## Description of the task
Would you write out the listing verbatim and skip every picture in it?

* Start *

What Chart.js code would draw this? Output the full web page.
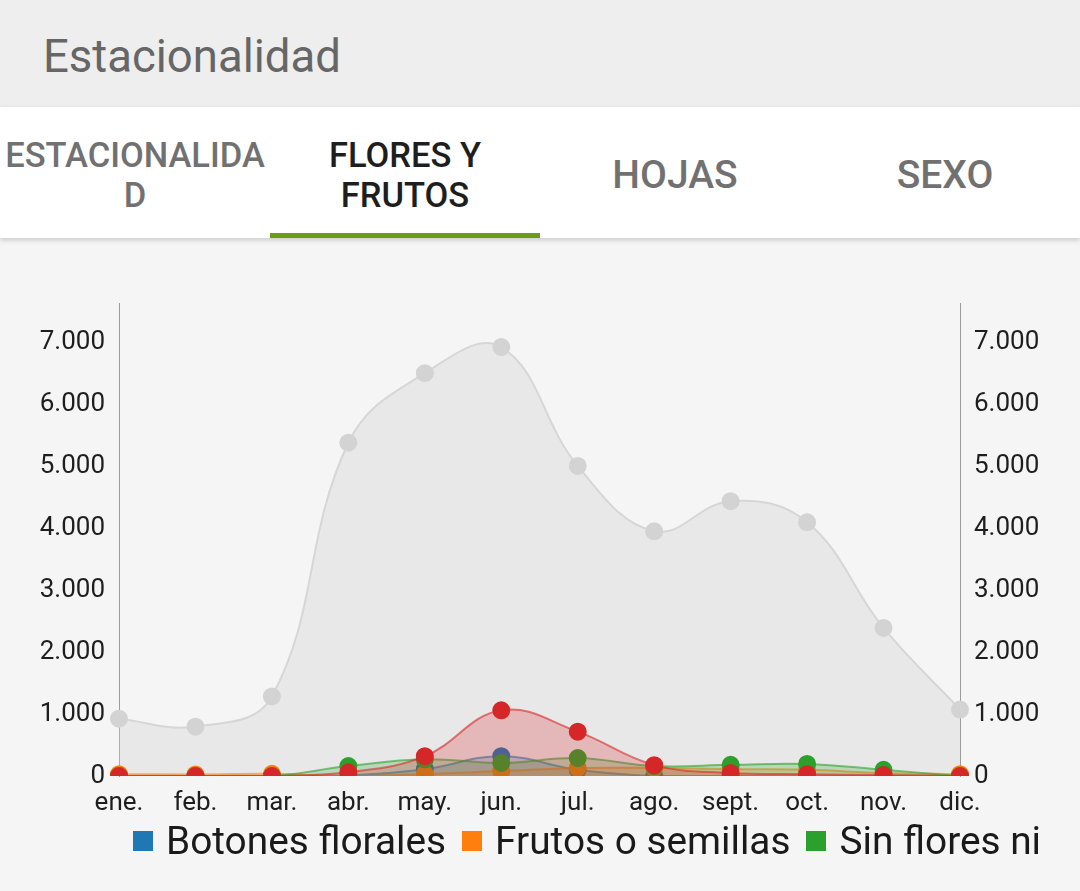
<!DOCTYPE html>
<html>
<head>
<meta charset="utf-8">
<script src="https://cdn.jsdelivr.net/npm/chart.js@4"></script>
<style>
  html, body { margin: 0; padding: 0; width: 1080px; height: 891px; overflow: hidden; background: #f5f5f5; font-family: Roboto, sans-serif; }
  #title { position: absolute; left: 0; top: 0; width: 1080px; height: 107px; background: #eeeeee; }
  #title span { position: absolute; left: 43px; top: 30px; font-size: 45.5px; color: #666; }
  #tabs { position: absolute; left: 0; top: 107px; width: 1080px; height: 131px; background: #fff; box-shadow: 0 2px 5px rgba(0,0,0,0.18); }
  .tab { position: absolute; top: 2px; width: 270px; height: 131px; display: flex; align-items: center; justify-content: center; text-align: center; font-size: 34.5px; font-weight: 500; color: #717171; line-height: 40px; }
  .tab.big { font-size: 39px; }
  .tab.on { color: #1e1e1e; }
  #bar { position: absolute; left: 270px; top: 126px; width: 270px; height: 5px; background: #6d9a1a; }
  #wrap { position: absolute; left: 0; top: 250px; width: 1080px; height: 570px; }
  #legend { position: absolute; left: 133px; top: 818px; width: 910px; height: 50px; overflow: hidden; white-space: nowrap; font-size: 38.8px; color: #1a1a1a; }
  #legend span.sw { display: inline-block; width: 20px; height: 20px; margin-right: 13px; vertical-align: 3px; }
  #legend span.tx { margin-right: 16px; }
</style>
</head>
<body>
<div id="title"><span>Estacionalidad</span></div>
<div id="tabs">
  <div class="tab" style="left:0">ESTACIONALIDA<br>D</div>
  <div class="tab on" style="left:270px">FLORES Y<br>FRUTOS</div>
  <div class="tab big" style="left:540px">HOJAS</div>
  <div class="tab big" style="left:810px">SEXO</div>
  <div id="bar"></div>
</div>
<div id="wrap"><canvas id="myChart"></canvas></div>
<div id="legend"></div>
<script>
const months = ['ene.', 'feb.', 'mar.', 'abr.', 'may.', 'jun.', 'jul.', 'ago.', 'sept.', 'oct.', 'nov.', 'dic.'];

const seriesNames = ['Botones florales', 'Frutos o semillas', 'Sin flores ni frutos', 'Flores', 'Total'];
const seriesColors = ['#1f77b4', '#ff7f0e', '#2ca02c', '#d62728', '#d3d3d3'];

const botones = [0, 0, 0, 10, 110, 320, 100, 0, 0, 0, 0, 0];
const frutos = [30, 25, 35, 0, 30, 80, 130, 130, 110, 100, 50, 30];
const sinFlores = [0, 0, 0, 160, 270, 210, 290, 160, 180, 195, 100, 0];
const flores = [0, 0, 0, 60, 320, 1060, 715, 175, 50, 30, 15, 0];
const total = [925, 795, 1283, 5376, 6497, 6919, 5002, 3947, 4434, 4093, 2388, 1072];

const yTicks = [0, 1000, 2000, 3000, 4000, 5000, 6000, 7000];

function miles(v) {
  return String(v).replace(/\B(?=(\d{3})+(?!\d))/g, '.');
}

function rgba(hex, a) {
  const n = parseInt(hex.slice(1), 16);
  return 'rgba(' + (n >> 16) + ',' + ((n >> 8) & 255) + ',' + (n & 255) + ',' + a + ')';
}

const values = [botones, frutos, sinFlores, flores, total];
const drawOrder = [4, 3, 2, 1, 5]; // red on top, gray at the back

const datasets = values.map((d, i) => ({
  label: seriesNames[i],
  data: d,
  order: drawOrder[i],
  borderColor: i === 4 ? '#d6d6d6' : rgba(seriesColors[i], 0.6),
  backgroundColor: i === 4 ? 'rgba(211,211,211,0.36)' : rgba(seriesColors[i], 0.25),
  pointBackgroundColor: seriesColors[i],
  pointBorderColor: seriesColors[i],
  pointRadius: 8,
  borderWidth: 2,
  tension: 0.4,
  fill: 'origin'
}));

const tickFont = { family: 'Roboto', size: 26 };

function yAxis(pos) {
  return {
    position: pos,
    min: 0,
    max: 7630,
    afterBuildTicks: s => { s.ticks = yTicks.map(v => ({ value: v })); },
    afterFit: s => { s.width = pos === 'left' ? 119 : 120; },
    grid: { display: false, drawTicks: false },
    border: { display: true, color: '#9a9a9a', width: 1 },
    ticks: { color: '#1e1e1e', font: tickFont, padding: 14, callback: v => miles(v) }
  };
}

const ctx = document.getElementById('myChart').getContext('2d');

const myChart = new Chart(ctx, {
  type: 'line',
  data: { labels: months, datasets: datasets },
  options: {
    responsive: true,
    maintainAspectRatio: false,
    animation: false,
    layout: { padding: { top: 53, left: 0, right: 0, bottom: 0 } },
    plugins: { legend: { display: false }, tooltip: { enabled: false } },
    scales: {
      x: {
        grid: { display: false, drawTicks: false },
        border: { display: false },
        afterFit: s => { s.height = 44; },
        ticks: { color: '#1e1e1e', font: tickFont, padding: 12, maxRotation: 0, autoSkip: false }
      },
      y: yAxis('left'),
      y2: yAxis('right')
    }
  }
});

// legend built from the same names and colours
const legend = document.getElementById('legend');
seriesNames.forEach((name, i) => {
  legend.insertAdjacentHTML('beforeend',
    '<span class="sw" style="background:' + seriesColors[i] + '"></span><span class="tx">' + name + '</span>');
});
</script>
</body>
</html>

* End *

## Written solution
What Chart.js code would draw this? Output the full web page.
<!DOCTYPE html>
<html>
<head>
<meta charset="utf-8">
<script src="https://cdn.jsdelivr.net/npm/chart.js@4"></script>
<style>
  html, body { margin: 0; padding: 0; width: 1080px; height: 891px; overflow: hidden; background: #f5f5f5; font-family: Roboto, sans-serif; }
  #title { position: absolute; left: 0; top: 0; width: 1080px; height: 107px; background: #eeeeee; }
  #title span { position: absolute; left: 43px; top: 30px; font-size: 45.5px; color: #666; }
  #tabs { position: absolute; left: 0; top: 107px; width: 1080px; height: 131px; background: #fff; box-shadow: 0 2px 5px rgba(0,0,0,0.18); }
  .tab { position: absolute; top: 2px; width: 270px; height: 131px; display: flex; align-items: center; justify-content: center; text-align: center; font-size: 34.5px; font-weight: 500; color: #717171; line-height: 40px; }
  .tab.big { font-size: 39px; }
  .tab.on { color: #1e1e1e; }
  #bar { position: absolute; left: 270px; top: 126px; width: 270px; height: 5px; background: #6d9a1a; }
  #wrap { position: absolute; left: 0; top: 250px; width: 1080px; height: 570px; }
  #legend { position: absolute; left: 133px; top: 818px; width: 910px; height: 50px; overflow: hidden; white-space: nowrap; font-size: 38.8px; color: #1a1a1a; }
  #legend span.sw { display: inline-block; width: 20px; height: 20px; margin-right: 13px; vertical-align: 3px; }
  #legend span.tx { margin-right: 16px; }
</style>
</head>
<body>
<div id="title"><span>Estacionalidad</span></div>
<div id="tabs">
  <div class="tab" style="left:0">ESTACIONALIDA<br>D</div>
  <div class="tab on" style="left:270px">FLORES Y<br>FRUTOS</div>
  <div class="tab big" style="left:540px">HOJAS</div>
  <div class="tab big" style="left:810px">SEXO</div>
  <div id="bar"></div>
</div>
<div id="wrap"><canvas id="myChart"></canvas></div>
<div id="legend"></div>
<script>
const months = ['ene.', 'feb.', 'mar.', 'abr.', 'may.', 'jun.', 'jul.', 'ago.', 'sept.', 'oct.', 'nov.', 'dic.'];

const seriesNames = ['Botones florales', 'Frutos o semillas', 'Sin flores ni frutos', 'Flores', 'Total'];
const seriesColors = ['#1f77b4', '#ff7f0e', '#2ca02c', '#d62728', '#d3d3d3'];

const botones = [0, 0, 0, 10, 110, 320, 100, 0, 0, 0, 0, 0];
const frutos = [30, 25, 35, 0, 30, 80, 130, 130, 110, 100, 50, 30];
const sinFlores = [0, 0, 0, 160, 270, 210, 290, 160, 180, 195, 100, 0];
const flores = [0, 0, 0, 60, 320, 1060, 715, 175, 50, 30, 15, 0];
const total = [925, 795, 1283, 5376, 6497, 6919, 5002, 3947, 4434, 4093, 2388, 1072];

const yTicks = [0, 1000, 2000, 3000, 4000, 5000, 6000, 7000];

function miles(v) {
  return String(v).replace(/\B(?=(\d{3})+(?!\d))/g, '.');
}

function rgba(hex, a) {
  const n = parseInt(hex.slice(1), 16);
  return 'rgba(' + (n >> 16) + ',' + ((n >> 8) & 255) + ',' + (n & 255) + ',' + a + ')';
}

const values = [botones, frutos, sinFlores, flores, total];
const drawOrder = [4, 3, 2, 1, 5]; // red on top, gray at the back

const datasets = values.map((d, i) => ({
  label: seriesNames[i],
  data: d,
  order: drawOrder[i],
  borderColor: i === 4 ? '#d6d6d6' : rgba(seriesColors[i], 0.6),
  backgroundColor: i === 4 ? 'rgba(211,211,211,0.36)' : rgba(seriesColors[i], 0.25),
  pointBackgroundColor: seriesColors[i],
  pointBorderColor: seriesColors[i],
  pointRadius: 8,
  borderWidth: 2,
  tension: 0.4,
  fill: 'origin'
}));

const tickFont = { family: 'Roboto', size: 26 };

function yAxis(pos) {
  return {
    position: pos,
    min: 0,
    max: 7630,
    afterBuildTicks: s => { s.ticks = yTicks.map(v => ({ value: v })); },
    afterFit: s => { s.width = pos === 'left' ? 119 : 120; },
    grid: { display: false, drawTicks: false },
    border: { display: true, color: '#9a9a9a', width: 1 },
    ticks: { color: '#1e1e1e', font: tickFont, padding: 14, callback: v => miles(v) }
  };
}

const ctx = document.getElementById('myChart').getContext('2d');

const myChart = new Chart(ctx, {
  type: 'line',
  data: { labels: months, datasets: datasets },
  options: {
    responsive: true,
    maintainAspectRatio: false,
    animation: false,
    layout: { padding: { top: 53, left: 0, right: 0, bottom: 0 } },
    plugins: { legend: { display: false }, tooltip: { enabled: false } },
    scales: {
      x: {
        grid: { display: false, drawTicks: false },
        border: { display: false },
        afterFit: s => { s.height = 44; },
        ticks: { color: '#1e1e1e', font: tickFont, padding: 12, maxRotation: 0, autoSkip: false }
      },
      y: yAxis('left'),
      y2: yAxis('right')
    }
  }
});

// legend built from the same names and colours
const legend = document.getElementById('legend');
seriesNames.forEach((name, i) => {
  legend.insertAdjacentHTML('beforeend',
    '<span class="sw" style="background:' + seriesColors[i] + '"></span><span class="tx">' + name + '</span>');
});
</script>
</body>
</html>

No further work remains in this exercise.